[Start of Records provided]
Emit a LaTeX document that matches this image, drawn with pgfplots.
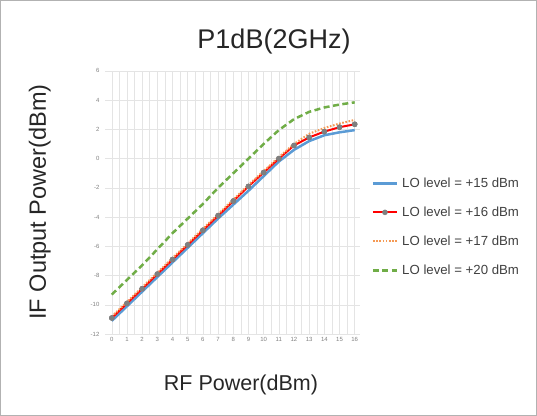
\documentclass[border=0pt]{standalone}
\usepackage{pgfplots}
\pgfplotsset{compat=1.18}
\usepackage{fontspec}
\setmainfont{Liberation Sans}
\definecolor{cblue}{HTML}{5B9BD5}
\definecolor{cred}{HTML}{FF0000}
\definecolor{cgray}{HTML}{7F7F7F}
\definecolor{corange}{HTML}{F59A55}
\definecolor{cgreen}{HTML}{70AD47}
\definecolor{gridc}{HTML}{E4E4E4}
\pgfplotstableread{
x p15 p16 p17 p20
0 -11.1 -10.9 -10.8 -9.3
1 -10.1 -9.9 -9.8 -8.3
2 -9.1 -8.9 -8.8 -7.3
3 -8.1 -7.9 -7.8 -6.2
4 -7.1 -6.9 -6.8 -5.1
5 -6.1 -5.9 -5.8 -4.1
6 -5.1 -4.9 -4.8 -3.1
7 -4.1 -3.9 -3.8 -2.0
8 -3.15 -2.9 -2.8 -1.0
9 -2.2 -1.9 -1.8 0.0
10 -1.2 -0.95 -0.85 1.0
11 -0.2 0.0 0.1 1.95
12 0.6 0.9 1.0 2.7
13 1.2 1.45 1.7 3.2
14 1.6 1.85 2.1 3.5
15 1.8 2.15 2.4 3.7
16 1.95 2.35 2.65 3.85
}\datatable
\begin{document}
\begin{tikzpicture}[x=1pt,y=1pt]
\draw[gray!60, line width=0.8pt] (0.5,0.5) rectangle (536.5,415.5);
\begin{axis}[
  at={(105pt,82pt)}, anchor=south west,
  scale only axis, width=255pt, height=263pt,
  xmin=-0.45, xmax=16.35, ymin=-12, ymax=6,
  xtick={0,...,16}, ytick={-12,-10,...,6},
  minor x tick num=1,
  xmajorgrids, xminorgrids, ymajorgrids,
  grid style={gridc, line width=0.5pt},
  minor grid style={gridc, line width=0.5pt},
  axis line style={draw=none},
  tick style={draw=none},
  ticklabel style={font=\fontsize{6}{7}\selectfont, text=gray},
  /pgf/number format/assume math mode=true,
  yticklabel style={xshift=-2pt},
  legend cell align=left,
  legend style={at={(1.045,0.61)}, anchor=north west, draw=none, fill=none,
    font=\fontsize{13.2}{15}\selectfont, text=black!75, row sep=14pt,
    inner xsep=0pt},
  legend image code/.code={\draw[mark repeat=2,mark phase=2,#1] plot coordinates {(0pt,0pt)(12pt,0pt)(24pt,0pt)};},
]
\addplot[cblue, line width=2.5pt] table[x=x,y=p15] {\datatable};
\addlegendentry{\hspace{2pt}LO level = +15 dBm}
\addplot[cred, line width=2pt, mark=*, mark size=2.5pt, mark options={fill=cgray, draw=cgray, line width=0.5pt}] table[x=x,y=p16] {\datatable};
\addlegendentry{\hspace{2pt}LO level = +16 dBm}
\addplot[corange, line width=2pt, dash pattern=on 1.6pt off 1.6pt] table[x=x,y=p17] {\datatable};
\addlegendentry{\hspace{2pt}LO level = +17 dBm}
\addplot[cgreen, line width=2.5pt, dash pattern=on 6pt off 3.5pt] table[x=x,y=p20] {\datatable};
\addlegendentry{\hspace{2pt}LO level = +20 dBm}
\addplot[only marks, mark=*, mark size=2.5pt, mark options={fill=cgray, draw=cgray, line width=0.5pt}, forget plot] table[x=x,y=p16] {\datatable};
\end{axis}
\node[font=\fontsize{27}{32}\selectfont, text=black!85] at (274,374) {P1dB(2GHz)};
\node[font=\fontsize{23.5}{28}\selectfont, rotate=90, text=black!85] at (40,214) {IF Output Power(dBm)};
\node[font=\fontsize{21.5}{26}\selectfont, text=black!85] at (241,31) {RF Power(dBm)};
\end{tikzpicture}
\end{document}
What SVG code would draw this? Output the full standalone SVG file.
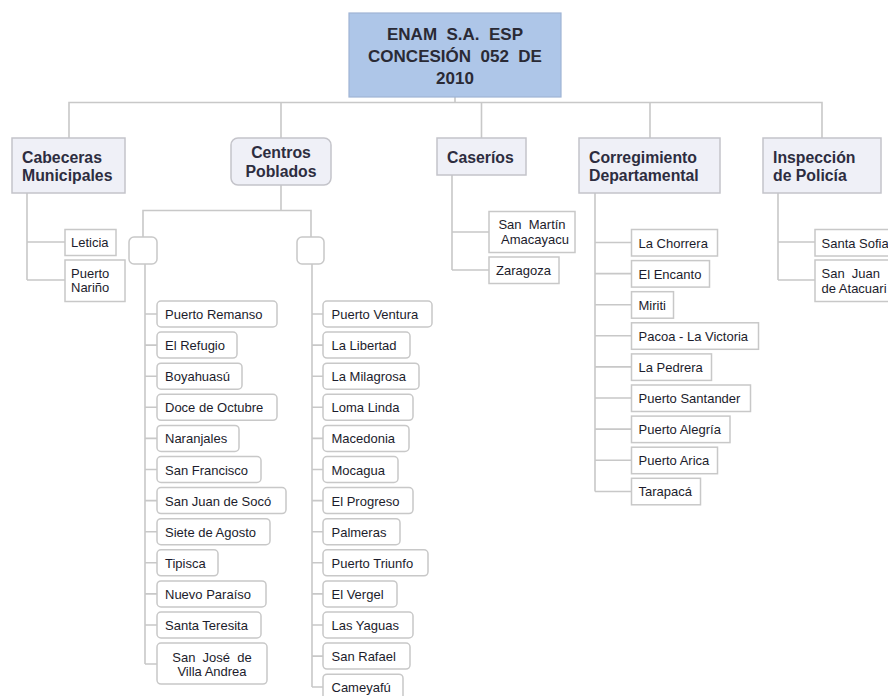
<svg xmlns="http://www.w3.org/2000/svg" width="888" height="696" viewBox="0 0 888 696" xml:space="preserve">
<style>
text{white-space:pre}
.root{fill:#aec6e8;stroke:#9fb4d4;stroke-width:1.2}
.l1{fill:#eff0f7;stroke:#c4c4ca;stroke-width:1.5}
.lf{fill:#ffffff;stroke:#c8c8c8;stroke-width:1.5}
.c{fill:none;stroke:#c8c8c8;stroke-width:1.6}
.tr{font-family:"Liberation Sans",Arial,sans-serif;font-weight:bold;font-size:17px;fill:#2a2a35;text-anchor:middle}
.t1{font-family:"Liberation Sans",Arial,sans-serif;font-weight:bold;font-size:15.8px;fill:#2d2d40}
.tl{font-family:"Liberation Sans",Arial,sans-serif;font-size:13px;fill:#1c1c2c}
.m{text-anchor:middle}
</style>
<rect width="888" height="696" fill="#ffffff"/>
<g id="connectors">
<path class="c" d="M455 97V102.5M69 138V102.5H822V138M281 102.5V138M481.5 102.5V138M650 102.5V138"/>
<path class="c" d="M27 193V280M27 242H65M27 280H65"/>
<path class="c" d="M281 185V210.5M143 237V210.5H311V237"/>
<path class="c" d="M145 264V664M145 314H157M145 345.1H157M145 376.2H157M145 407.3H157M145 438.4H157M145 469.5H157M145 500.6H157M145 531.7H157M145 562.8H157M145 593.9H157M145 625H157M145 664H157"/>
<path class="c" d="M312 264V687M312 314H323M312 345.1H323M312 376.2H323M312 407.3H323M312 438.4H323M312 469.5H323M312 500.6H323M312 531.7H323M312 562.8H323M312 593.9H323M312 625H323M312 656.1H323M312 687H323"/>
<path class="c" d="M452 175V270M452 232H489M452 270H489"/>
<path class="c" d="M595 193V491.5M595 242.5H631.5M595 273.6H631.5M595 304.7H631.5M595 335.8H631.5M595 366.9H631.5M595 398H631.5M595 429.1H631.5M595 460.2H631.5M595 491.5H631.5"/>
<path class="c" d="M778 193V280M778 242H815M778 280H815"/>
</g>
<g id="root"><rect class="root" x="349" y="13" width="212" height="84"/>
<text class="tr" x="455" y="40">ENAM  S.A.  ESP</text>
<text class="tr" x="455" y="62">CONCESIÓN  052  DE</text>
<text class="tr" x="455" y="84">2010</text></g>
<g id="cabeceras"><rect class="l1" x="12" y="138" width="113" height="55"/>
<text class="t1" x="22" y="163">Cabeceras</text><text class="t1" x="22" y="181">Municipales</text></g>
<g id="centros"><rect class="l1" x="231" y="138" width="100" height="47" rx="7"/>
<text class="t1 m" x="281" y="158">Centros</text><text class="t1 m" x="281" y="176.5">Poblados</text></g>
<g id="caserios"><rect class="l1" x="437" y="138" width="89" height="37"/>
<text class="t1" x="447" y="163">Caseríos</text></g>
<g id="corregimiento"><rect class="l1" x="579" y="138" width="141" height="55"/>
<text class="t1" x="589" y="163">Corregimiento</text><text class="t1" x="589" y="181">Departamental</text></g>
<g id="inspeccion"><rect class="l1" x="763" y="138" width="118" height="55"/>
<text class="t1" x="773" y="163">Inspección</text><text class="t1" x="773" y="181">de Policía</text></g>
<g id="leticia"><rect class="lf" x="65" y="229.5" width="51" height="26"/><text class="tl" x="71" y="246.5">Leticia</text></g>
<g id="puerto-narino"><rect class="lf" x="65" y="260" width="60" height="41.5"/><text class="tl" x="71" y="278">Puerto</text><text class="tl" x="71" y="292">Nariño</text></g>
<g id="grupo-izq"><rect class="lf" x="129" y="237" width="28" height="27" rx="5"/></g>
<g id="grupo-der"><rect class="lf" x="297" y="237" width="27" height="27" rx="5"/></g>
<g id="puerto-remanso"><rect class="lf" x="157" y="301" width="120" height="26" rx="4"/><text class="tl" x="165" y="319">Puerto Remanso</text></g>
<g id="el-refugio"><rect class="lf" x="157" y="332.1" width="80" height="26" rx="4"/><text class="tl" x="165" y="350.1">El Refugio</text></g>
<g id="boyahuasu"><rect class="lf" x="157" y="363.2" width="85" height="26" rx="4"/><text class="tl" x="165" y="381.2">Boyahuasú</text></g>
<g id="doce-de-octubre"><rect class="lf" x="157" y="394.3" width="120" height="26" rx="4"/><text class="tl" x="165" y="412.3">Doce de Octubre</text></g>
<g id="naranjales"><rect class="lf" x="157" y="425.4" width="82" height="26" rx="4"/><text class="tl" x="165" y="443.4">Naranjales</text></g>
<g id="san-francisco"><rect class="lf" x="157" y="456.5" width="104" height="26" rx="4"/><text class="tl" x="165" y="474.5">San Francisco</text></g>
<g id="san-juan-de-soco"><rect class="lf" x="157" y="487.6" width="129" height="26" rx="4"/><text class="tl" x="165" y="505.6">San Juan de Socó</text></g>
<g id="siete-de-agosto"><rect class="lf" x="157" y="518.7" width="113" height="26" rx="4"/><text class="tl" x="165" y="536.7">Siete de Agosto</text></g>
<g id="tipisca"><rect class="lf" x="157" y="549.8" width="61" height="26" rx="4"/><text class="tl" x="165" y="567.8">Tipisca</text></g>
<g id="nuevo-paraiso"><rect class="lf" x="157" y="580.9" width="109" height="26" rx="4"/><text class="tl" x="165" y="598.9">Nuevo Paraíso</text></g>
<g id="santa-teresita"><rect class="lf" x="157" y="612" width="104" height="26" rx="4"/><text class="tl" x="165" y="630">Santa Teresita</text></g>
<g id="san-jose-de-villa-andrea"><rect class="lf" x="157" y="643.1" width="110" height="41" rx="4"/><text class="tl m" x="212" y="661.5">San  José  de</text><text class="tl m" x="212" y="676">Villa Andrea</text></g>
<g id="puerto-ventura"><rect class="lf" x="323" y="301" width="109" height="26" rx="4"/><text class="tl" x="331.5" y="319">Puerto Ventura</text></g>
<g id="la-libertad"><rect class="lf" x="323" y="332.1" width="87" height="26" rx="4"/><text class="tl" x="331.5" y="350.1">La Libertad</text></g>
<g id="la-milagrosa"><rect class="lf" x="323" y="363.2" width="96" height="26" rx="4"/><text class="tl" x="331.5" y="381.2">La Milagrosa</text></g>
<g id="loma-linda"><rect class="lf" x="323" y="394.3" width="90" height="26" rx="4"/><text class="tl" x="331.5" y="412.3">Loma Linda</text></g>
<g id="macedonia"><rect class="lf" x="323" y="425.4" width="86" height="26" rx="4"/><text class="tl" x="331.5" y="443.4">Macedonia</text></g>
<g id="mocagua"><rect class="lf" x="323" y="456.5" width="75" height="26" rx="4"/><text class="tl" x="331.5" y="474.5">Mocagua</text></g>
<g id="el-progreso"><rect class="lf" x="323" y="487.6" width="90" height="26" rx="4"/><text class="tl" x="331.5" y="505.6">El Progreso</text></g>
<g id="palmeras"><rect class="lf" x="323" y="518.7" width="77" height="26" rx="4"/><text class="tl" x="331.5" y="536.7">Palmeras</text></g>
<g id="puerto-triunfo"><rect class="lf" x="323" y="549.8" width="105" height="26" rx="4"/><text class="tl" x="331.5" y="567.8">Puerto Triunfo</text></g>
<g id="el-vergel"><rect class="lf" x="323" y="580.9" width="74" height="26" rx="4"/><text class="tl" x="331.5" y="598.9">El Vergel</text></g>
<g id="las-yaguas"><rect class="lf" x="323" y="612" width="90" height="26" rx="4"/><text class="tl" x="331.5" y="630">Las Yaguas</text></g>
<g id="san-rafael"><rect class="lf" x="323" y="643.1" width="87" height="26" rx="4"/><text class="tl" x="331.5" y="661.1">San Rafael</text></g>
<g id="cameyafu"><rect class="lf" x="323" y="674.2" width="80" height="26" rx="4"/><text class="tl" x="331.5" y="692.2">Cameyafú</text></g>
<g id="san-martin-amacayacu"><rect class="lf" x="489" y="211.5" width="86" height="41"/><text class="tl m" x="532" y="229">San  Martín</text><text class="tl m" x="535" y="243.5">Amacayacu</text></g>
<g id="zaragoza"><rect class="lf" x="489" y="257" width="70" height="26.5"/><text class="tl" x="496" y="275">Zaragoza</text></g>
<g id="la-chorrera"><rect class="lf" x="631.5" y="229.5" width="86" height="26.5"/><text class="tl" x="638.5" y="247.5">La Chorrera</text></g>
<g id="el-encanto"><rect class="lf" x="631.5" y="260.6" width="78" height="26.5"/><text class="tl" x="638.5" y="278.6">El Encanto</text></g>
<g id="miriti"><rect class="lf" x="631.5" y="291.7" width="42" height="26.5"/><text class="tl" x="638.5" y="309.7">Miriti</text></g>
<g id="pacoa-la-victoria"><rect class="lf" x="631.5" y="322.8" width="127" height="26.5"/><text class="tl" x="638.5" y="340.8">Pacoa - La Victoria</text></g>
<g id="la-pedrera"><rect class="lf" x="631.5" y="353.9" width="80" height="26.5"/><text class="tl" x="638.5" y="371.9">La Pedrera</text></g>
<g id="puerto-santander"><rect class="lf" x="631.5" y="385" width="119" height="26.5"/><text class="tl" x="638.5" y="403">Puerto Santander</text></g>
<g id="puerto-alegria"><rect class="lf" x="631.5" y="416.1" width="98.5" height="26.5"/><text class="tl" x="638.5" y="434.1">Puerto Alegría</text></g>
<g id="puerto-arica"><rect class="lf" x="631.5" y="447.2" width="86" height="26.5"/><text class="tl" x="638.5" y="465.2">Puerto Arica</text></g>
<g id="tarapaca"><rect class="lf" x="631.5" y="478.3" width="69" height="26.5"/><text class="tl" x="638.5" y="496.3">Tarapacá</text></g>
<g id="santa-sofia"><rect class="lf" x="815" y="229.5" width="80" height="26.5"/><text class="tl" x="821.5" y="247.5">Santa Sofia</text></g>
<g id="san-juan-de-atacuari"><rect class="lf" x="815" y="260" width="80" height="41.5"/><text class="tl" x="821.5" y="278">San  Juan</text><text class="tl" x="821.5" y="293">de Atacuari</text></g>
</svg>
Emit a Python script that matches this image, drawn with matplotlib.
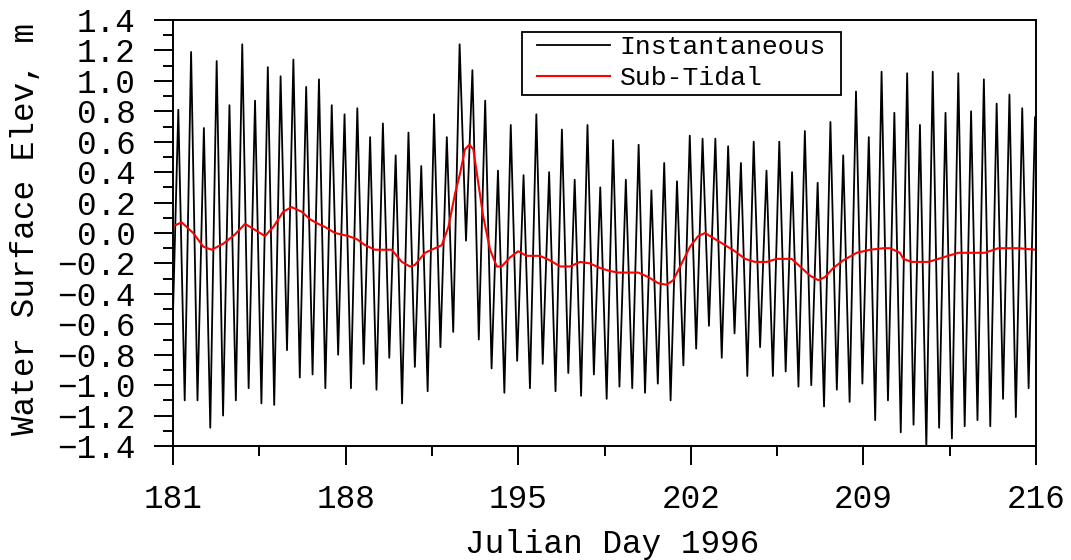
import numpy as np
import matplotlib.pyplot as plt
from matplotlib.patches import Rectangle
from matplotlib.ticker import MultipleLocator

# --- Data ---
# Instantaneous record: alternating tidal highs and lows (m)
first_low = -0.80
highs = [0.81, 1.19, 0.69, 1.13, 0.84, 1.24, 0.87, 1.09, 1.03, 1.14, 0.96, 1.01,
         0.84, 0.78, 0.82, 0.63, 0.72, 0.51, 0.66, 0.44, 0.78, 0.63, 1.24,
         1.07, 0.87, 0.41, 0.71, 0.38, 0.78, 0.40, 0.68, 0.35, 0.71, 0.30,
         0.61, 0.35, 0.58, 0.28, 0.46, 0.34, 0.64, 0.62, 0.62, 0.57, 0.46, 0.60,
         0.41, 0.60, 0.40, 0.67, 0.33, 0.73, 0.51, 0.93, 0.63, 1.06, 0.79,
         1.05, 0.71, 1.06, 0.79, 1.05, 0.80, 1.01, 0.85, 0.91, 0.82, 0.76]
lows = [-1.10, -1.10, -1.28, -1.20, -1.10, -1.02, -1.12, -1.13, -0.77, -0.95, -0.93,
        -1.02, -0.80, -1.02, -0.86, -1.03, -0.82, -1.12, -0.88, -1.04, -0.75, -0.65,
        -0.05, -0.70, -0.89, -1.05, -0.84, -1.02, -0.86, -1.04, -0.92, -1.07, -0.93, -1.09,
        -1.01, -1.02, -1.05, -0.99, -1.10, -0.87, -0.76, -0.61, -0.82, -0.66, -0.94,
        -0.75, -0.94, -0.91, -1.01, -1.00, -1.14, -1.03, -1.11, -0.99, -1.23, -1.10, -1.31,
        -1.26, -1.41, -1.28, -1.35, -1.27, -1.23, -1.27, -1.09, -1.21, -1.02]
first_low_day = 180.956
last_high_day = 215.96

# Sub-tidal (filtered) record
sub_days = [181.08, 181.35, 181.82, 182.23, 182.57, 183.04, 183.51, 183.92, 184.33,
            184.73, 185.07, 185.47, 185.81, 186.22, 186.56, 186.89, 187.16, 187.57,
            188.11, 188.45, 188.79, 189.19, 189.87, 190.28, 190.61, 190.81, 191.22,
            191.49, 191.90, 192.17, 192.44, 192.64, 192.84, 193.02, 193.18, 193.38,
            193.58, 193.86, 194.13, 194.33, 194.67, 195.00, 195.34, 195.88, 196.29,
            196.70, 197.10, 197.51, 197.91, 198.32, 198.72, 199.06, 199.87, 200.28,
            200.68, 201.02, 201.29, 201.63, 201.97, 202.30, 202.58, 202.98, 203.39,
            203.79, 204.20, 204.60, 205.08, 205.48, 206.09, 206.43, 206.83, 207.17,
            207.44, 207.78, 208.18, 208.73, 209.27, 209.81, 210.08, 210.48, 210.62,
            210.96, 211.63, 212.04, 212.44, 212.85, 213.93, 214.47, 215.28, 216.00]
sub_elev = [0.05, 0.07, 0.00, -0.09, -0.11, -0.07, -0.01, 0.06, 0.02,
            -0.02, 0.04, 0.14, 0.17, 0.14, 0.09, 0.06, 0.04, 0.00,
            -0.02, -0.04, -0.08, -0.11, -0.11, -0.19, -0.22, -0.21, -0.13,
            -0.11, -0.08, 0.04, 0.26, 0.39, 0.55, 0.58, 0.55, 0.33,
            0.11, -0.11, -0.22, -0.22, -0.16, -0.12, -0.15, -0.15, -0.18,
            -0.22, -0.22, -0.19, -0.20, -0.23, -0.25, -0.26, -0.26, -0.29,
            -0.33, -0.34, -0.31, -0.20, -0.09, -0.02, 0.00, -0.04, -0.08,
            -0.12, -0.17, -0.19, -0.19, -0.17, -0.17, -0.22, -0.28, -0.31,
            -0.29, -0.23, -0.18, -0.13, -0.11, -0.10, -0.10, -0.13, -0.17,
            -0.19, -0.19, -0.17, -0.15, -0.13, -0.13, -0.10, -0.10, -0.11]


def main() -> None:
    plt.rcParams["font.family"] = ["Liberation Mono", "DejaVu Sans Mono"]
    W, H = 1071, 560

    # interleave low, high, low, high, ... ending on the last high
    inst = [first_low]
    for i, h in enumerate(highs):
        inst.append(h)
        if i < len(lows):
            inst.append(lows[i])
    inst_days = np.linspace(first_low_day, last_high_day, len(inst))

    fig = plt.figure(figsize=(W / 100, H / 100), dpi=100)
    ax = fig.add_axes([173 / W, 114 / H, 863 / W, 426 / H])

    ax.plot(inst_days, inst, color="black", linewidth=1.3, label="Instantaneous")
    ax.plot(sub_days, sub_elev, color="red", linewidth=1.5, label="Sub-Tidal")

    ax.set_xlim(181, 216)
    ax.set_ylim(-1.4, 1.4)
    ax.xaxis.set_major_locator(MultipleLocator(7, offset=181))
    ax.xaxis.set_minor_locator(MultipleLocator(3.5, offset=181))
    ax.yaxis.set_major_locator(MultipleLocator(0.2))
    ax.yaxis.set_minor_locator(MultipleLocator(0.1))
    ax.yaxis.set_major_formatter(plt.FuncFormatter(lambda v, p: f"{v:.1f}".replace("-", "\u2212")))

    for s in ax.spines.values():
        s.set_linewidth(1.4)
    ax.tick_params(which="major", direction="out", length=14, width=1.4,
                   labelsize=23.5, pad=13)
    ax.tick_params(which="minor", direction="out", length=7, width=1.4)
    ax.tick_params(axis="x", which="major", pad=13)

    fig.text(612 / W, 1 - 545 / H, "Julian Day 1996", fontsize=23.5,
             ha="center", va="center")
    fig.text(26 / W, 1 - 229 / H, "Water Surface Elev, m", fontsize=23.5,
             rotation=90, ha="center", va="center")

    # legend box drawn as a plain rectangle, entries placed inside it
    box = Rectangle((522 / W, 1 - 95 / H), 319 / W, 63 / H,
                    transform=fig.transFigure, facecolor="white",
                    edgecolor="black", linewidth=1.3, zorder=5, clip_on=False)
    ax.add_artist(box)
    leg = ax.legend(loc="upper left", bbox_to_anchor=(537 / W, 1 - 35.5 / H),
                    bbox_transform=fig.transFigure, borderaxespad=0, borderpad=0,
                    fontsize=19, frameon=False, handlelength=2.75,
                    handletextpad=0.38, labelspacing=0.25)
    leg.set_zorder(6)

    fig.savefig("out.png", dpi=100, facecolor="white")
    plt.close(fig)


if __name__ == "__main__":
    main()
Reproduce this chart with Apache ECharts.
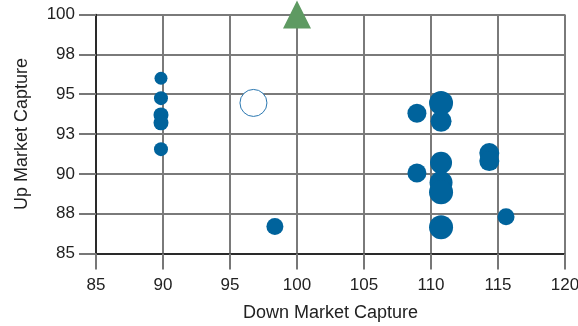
[End of Records provided]
* Given exercise
What is the number of lines in these records that contain "drawn"? Reply with the number only.

* Solution
3